In simple terms, the body is unable to break down gluten into soluble proteins. So instead of metabolizing it correctly, the body treats it as a foreign invader and produces antibodies to combat it. Though the antibodies are only trying to defend the body, that over-reaction may cause immune reactivity, autoimmunity and inflammation leading to dozens of things. Oddly enough, that reaction can take many forms and masquerade as dozens of other things — skin diseases, neurological disorders, autoimmune diseases, digestive disorders and other undiagnosed conditions like chronic fatigue syndrome and fibromyalgia!
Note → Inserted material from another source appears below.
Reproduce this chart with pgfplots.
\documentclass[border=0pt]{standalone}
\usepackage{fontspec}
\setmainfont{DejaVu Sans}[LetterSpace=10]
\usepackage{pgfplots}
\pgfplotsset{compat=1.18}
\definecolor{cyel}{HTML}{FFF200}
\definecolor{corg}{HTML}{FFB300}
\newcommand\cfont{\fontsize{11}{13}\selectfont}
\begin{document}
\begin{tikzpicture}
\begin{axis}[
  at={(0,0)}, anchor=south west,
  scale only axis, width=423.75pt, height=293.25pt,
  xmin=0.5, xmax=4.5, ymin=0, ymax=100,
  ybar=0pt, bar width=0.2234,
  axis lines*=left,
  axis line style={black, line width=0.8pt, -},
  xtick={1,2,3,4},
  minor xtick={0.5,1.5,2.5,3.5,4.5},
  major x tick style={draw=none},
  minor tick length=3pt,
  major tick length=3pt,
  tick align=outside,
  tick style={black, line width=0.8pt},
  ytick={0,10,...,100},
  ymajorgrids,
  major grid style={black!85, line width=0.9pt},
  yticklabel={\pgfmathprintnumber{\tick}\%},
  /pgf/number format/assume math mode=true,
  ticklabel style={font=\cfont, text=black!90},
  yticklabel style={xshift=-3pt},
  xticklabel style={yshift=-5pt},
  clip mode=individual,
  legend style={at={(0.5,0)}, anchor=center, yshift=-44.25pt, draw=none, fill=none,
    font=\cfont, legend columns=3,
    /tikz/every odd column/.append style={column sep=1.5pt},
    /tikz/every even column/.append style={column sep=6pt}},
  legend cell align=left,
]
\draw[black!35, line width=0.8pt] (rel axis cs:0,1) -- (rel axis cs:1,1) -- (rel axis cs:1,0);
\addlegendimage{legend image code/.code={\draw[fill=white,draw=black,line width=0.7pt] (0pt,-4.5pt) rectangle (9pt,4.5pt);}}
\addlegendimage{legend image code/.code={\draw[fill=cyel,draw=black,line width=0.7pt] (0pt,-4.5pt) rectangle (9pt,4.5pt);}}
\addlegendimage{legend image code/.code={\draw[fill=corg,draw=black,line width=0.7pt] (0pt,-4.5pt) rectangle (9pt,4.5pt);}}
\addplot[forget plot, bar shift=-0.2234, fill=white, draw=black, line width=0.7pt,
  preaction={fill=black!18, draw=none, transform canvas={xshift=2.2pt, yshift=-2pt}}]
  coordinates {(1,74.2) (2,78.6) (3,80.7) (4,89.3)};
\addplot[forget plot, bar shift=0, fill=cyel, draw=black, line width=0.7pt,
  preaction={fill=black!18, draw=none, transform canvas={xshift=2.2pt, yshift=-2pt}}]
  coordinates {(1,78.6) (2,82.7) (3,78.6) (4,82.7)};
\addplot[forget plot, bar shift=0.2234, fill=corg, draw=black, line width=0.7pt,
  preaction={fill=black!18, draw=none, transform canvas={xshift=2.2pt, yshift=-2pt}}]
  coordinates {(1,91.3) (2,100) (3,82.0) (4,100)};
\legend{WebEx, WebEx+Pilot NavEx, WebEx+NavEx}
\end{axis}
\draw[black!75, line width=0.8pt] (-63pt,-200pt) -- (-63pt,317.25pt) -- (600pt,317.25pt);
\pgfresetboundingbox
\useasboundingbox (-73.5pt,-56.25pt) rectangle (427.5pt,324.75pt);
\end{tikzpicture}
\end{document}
In many cases, fibromyalgia patients symptoms may be caused by or just complicated by a gluten sensitivity. Such sensitivity is difficult to detect through blood tests or other medical examinations, so the best way to find out for sure is to cut gluten out of your diet completely for a while. It does mean you’ll have to cut out lots of tasty options for a while like cookies, cakes, pasta and bread, until you know for sure if you have a sensitivity. The good news is, that with so many Americans suffering from gluten sensitivity, there are many gluten free products available — which means that you can still have that muffin you just have to have every morning … it just has to be gluten-free.
Grains are used in the processing of many ingredients and are almost universally present in boxed or pre-packaged foods, so it will be necessary to seek out hidden gluten. The following terms found on food labels may mean that there is gluten in the product.
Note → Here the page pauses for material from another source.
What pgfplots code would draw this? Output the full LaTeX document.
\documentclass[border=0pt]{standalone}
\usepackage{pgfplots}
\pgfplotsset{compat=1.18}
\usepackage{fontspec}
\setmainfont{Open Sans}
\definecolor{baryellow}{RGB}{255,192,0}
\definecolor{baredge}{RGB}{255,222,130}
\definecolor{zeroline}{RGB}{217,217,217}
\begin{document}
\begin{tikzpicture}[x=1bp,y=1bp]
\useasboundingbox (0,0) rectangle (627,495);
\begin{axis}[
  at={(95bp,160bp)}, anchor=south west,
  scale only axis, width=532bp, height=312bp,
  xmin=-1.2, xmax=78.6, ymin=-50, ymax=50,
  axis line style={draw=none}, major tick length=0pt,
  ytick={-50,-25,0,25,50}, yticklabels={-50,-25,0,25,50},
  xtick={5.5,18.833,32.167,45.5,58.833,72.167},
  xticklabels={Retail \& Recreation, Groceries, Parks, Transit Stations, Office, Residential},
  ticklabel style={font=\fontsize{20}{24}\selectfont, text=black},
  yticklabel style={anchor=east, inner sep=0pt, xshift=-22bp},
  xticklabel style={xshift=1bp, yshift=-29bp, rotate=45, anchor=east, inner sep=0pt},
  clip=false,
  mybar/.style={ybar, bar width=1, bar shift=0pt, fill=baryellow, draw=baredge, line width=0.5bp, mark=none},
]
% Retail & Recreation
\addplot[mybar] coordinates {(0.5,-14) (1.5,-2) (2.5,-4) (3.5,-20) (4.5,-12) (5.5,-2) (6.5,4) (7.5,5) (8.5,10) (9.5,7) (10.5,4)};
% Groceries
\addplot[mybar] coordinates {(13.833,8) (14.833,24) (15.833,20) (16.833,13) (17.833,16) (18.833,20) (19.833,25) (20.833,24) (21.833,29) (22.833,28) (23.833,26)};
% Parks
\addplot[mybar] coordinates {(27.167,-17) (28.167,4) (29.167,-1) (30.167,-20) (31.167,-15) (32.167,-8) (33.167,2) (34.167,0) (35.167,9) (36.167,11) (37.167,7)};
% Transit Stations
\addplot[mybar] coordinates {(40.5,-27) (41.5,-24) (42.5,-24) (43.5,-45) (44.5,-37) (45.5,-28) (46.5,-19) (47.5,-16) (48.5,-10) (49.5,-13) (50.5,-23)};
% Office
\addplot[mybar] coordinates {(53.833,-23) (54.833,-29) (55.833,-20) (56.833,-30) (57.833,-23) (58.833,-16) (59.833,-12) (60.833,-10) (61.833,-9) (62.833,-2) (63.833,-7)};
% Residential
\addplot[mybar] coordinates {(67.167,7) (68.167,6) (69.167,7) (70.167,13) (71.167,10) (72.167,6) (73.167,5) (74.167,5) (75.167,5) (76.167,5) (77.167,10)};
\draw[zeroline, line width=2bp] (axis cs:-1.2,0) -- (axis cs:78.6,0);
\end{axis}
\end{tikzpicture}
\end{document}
Hydrolyzed Vegetable Protein (HVP), unless made from soy or corn
Flour or Cereal products, unless made with pure rice flour, corn flour, potato flour, or soy flour
Vegetable Protein, unless made from soy or corn
Malt or Malt Flavoring, unless derived from corn
Modified Starch or Modified Food Starch, unless arrowroot, corn, potato, tapioca, waxy maize, or maize is used
Vegetable Gum, unless vegetable gums are carob bean gum, locust bean gum, cellulose gum, guar gum, gum arabic, gum aracia, gum tragacanth, xanthan gum, or vegetable starch
Soy Sauce or Soy Sauce Solids, unless you know they do not contain wheat
Once you have started, there are supplements you should take to provide all the nutrients and major antioxidants — things like fish oil, multivitamins, coenzyme Q10. Additional steps include adding supplements like quercetin and acidophilus.